◆ Exercise requirements:
In the data, extract each line that holds the string "React".

◆ Data lines:
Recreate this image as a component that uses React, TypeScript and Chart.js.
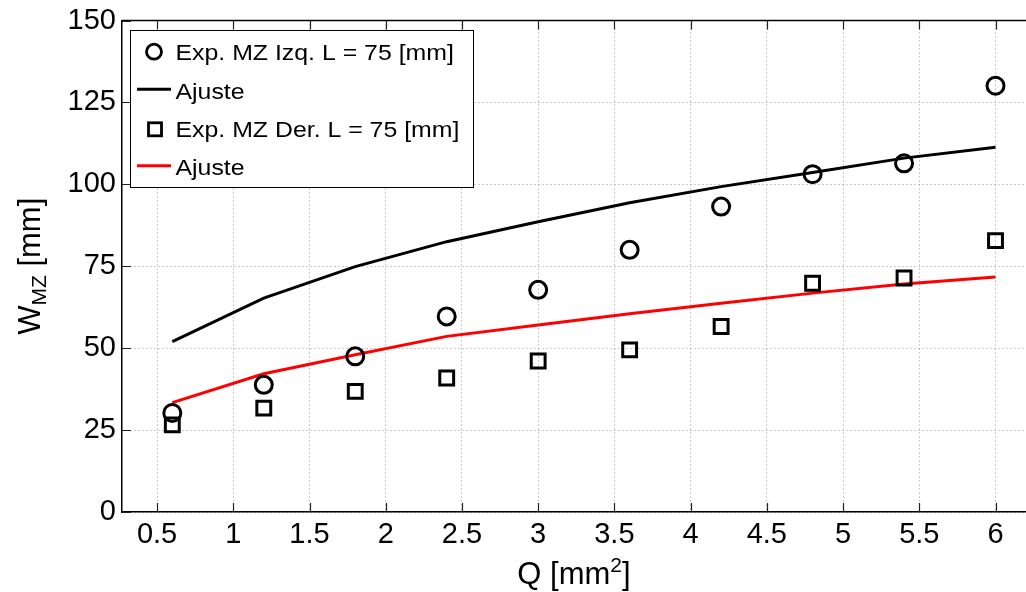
import React, { useEffect, useRef } from "react";
import { Chart, registerables } from "chart.js";

Chart.register(...registerables);

const qValues = [0.6, 1.2, 1.8, 2.4, 3.0, 3.6, 4.2, 4.8, 5.4, 6.0];
const izqExp = [30.2, 38.8, 47.5, 59.7, 67.8, 80.0, 93.2, 103.1, 106.4, 130.1];
const izqFit = [52.0, 65.3, 74.9, 82.5, 88.6, 94.4, 99.3, 103.6, 108.0, 111.3];
const derExp = [26.6, 31.7, 36.8, 40.9, 46.1, 49.5, 56.6, 69.8, 71.4, 82.8];
const derFit = [33.4, 42.2, 48.0, 53.6, 57.1, 60.5, 63.7, 66.8, 69.6, 71.7];

const xTicks = [0.5, 1, 1.5, 2, 2.5, 3, 3.5, 4, 4.5, 5, 5.5, 6];
const yTicks = [0, 25, 50, 75, 100, 125, 150];

const legendLabels = [
  "Exp. MZ Izq. L = 75 [mm]",
  "Ajuste",
  "Exp. MZ Der. L = 75 [mm]",
  "Ajuste",
];

const FONT = "'Liberation Sans', Arial, Helvetica, sans-serif";

const toPts = (ys: number[]) => qValues.map((x, i) => ({ x, y: ys[i] }));

const decorPlugin = {
  id: "decor",
  afterDraw(chart: any) {
    const { ctx, chartArea } = chart;
    const { left, right, top, bottom } = chartArea;
    const xs = chart.scales.x;
    const ys = chart.scales.y;
    ctx.save();
    // top border
    ctx.strokeStyle = "#000";
    ctx.lineWidth = 1.5;
    ctx.beginPath();
    ctx.moveTo(left, top);
    ctx.lineTo(right, top);
    ctx.stroke();
    // inward ticks
    ctx.lineWidth = 1.2;
    ctx.strokeStyle = "#222";
    ctx.beginPath();
    xTicks.forEach((v) => {
      const px = Math.round(xs.getPixelForValue(v)) + 0.5;
      ctx.moveTo(px, bottom);
      ctx.lineTo(px, bottom - 9);
      ctx.moveTo(px, top);
      ctx.lineTo(px, top + 9);
    });
    yTicks.forEach((v) => {
      const py = Math.round(ys.getPixelForValue(v)) + 0.5;
      ctx.moveTo(left, py);
      ctx.lineTo(left + 9, py);
    });
    ctx.stroke();

    // legend
    const bx = 130.5, by = 30.5, bw = 343, bh = 157;
    ctx.fillStyle = "#fff";
    ctx.fillRect(bx, by, bw, bh);
    ctx.strokeStyle = "#000";
    ctx.lineWidth = 1;
    ctx.strokeRect(bx, by, bw, bh);
    const rowsMid = [51.7, 89.3, 129.3, 165.7];
    const rowsBase = [60, 98.5, 137, 175];
    ctx.fillStyle = "#000";
    ctx.textBaseline = "alphabetic";
    ctx.textAlign = "left";
    legendLabels.forEach((label, i) => {
      ctx.save();
      ctx.translate(175.5, rowsBase[i]);
      ctx.scale(1.13, 1);
      ctx.font = `22px ${FONT}`;
      ctx.fillText(label, 0, 0);
      ctx.restore();
    });
    // markers
    ctx.lineWidth = 2.8;
    ctx.strokeStyle = "#000";
    ctx.beginPath();
    ctx.arc(154, rowsMid[0], 7.5, 0, Math.PI * 2);
    ctx.stroke();
    ctx.strokeRect(148.5, rowsMid[2] - 6.5, 13, 13);
    ctx.lineWidth = 3;
    ctx.beginPath();
    ctx.moveTo(137, rowsMid[1]);
    ctx.lineTo(171, rowsMid[1]);
    ctx.stroke();
    ctx.strokeStyle = "#ff0000";
    ctx.beginPath();
    ctx.moveTo(137, rowsMid[3]);
    ctx.lineTo(171, rowsMid[3]);
    ctx.stroke();

    // x title: Q [mm^2]
    ctx.fillStyle = "#000";
    const mainF = `31px ${FONT}`;
    const smallF = `21px ${FONT}`;
    ctx.font = mainF;
    const t1 = "Q [mm";
    const w1 = ctx.measureText(t1).width;
    ctx.font = smallF;
    const w2 = ctx.measureText("2").width;
    ctx.font = mainF;
    const w3 = ctx.measureText("]").width;
    const total = w1 + w2 + w3;
    const cx = (left + right) / 2;
    const sx = cx - total / 2;
    const base = 584;
    ctx.textAlign = "left";
    ctx.fillText(t1, sx, base);
    ctx.font = smallF;
    ctx.fillText("2", sx + w1, base - 12);
    ctx.font = mainF;
    ctx.fillText("]", sx + w1 + w2, base);

    // y title: W_MZ [mm]
    ctx.save();
    const cy = (top + bottom) / 2;
    ctx.translate(40, cy);
    ctx.rotate(-Math.PI / 2);
    ctx.font = mainF;
    const a = ctx.measureText("W").width;
    ctx.font = smallF;
    const b = ctx.measureText("MZ").width;
    ctx.font = mainF;
    const c = ctx.measureText(" [mm]").width;
    const tot = a + b + c;
    const x0 = -tot / 2;
    ctx.fillText("W", x0, 0);
    ctx.font = smallF;
    ctx.fillText("MZ", x0 + a, 6);
    ctx.font = mainF;
    ctx.fillText(" [mm]", x0 + a + b, 0);
    ctx.restore();

    ctx.restore();
  },
};

export default function App() {
  const ref = useRef<HTMLCanvasElement>(null);
  useEffect(() => {
    if (!ref.current) return;
    const chart = new Chart(ref.current, {
      type: "scatter",
      data: {
        datasets: [
          {
            label: legendLabels[0],
            data: toPts(izqExp),
            pointStyle: "circle",
            pointRadius: 8.5,
            borderWidth: 3,
            borderColor: "#000",
            backgroundColor: "rgba(0,0,0,0)",
            showLine: false,
          },
          {
            label: legendLabels[1],
            data: toPts(izqFit),
            showLine: true,
            pointRadius: 0,
            borderWidth: 3,
            borderColor: "#000",
            backgroundColor: "#000",
          },
          {
            label: legendLabels[2],
            data: toPts(derExp),
            pointStyle: "rect",
            pointRadius: 9.8,
            borderWidth: 3,
            borderColor: "#000",
            backgroundColor: "rgba(0,0,0,0)",
            showLine: false,
          },
          {
            label: legendLabels[3],
            data: toPts(derFit),
            showLine: true,
            pointRadius: 0,
            borderWidth: 3,
            borderColor: "#ff0000",
            backgroundColor: "#ff0000",
          },
        ],
      },
      options: {
        animation: false,
        responsive: false,
        devicePixelRatio: 1,
        layout: { autoPadding: false, padding: { top: 20.5, left: 0, right: 0, bottom: 0 } },
        plugins: {
          legend: { display: false },
          tooltip: { enabled: false },
        },
        scales: {
          x: {
            type: "linear",
            min: 0.27,
            max: 6.2,
            afterBuildTicks: (s: any) => {
              s.ticks = xTicks.map((v) => ({ value: v }));
            },
            afterFit: (s: any) => {
              s.height = 80;
              s.paddingLeft = 0;
              s.paddingRight = 0;
            },
            ticks: {
              padding: 6,
              color: "#000",
              font: { family: FONT, size: 29 },
              maxRotation: 0,
              autoSkip: false,
              callback: (v: any) => String(v),
            },
            grid: {
              drawTicks: false,
              color: "rgba(140,140,140,0.9)",
              lineWidth: 1,
            },
            border: { display: true, color: "#000", width: 1.5, dash: [1, 3] },
          },
          y: {
            type: "linear",
            min: 0,
            max: 150,
            afterBuildTicks: (s: any) => {
              s.ticks = yTicks.map((v) => ({ value: v }));
            },
            afterFit: (s: any) => {
              s.width = 122;
              s.paddingTop = 0;
              s.paddingBottom = 0;
            },
            ticks: {
              padding: 6,
              color: "#000",
              font: { family: FONT, size: 29 },
              autoSkip: false,
              callback: (v: any) => String(v),
            },
            grid: {
              drawTicks: false,
              color: "rgba(140,140,140,0.9)",
              lineWidth: 1,
            },
            border: { display: true, color: "#000", width: 1.5, dash: [1, 3] },
          },
        },
      },
      plugins: [decorPlugin],
    } as any);
    return () => chart.destroy();
  }, []);
  return (
    <div
      style={{
        position: "absolute",
        left: 0,
        top: 0,
        width: 1026,
        height: 592,
        background: "#fff",
        overflow: "hidden",
      }}
    >
      <canvas ref={ref} width={1026} height={592} style={{ display: "block" }} />
    </div>
  );
}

◆ Final result:
Recreate this image as a component that uses React, TypeScript and Chart.js.
import React, { useEffect, useRef } from "react";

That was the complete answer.